At 13, Hattie was accepted for study with Loren Withers, head of the music department at Duke University. Not wanting to practice four hours a day like his other students (and her idol Yoko Nazaki), she soon quit. Classical piano on hold, Hattie rediscovered her Irish roots in the lyrical fiddle music of the Blue Ridge Mountains and continued her life-long love affair with soul. Though she was too young to get in, Hattie’s first concert was Sam and Dave. Sweating in their satin shirts open to the waist, this night of music was something quite different from the classical recitals familiar to Hattie, another imprint deep in Hattie’s musical heart.
As a teen, Hattie wrote some decent poetry and at age 17 her poem “Nursery Man” made it to the final review round at West Coast Poetry Review. She returned to classical piano at Mills College in Oakland, California, where she also continued to write. After college she lived for five years without a TV, and her love of music and modern poetry came together when she began to write songs.

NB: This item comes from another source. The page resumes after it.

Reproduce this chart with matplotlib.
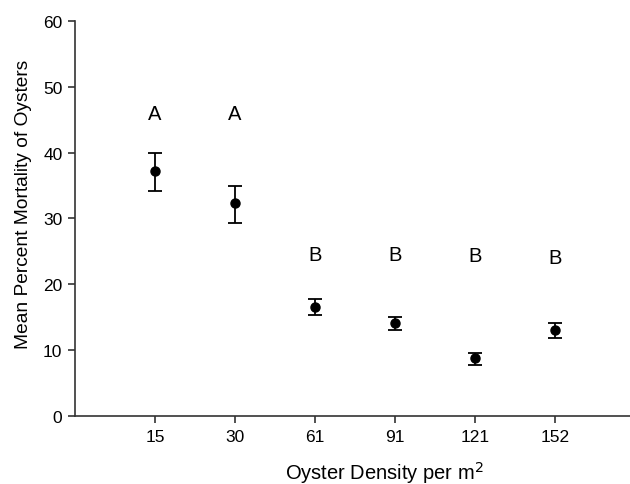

Hattie’s first CD, Red Bird Tattoo released in 2008, features the arrangements of Nashville’s keys and harp monster Johnny Neel, Grammy-nominated artist and songwriter who cut his first single at age 12. In the Red Bird Tattoo band with Johnny is Mark Matejka of Lynyrd Skynyrd on guitar, Dennis Gully on bass, and Daryl Burgess on drums.
Living many years in Hawaii and California, Hattie now makes music from her home in Connecticut. She has two sons: Miles, a cello player and music major in Massachusetts; and Evan, a high school student who sings in chorus and experiments with the poetry and rhythm of rap.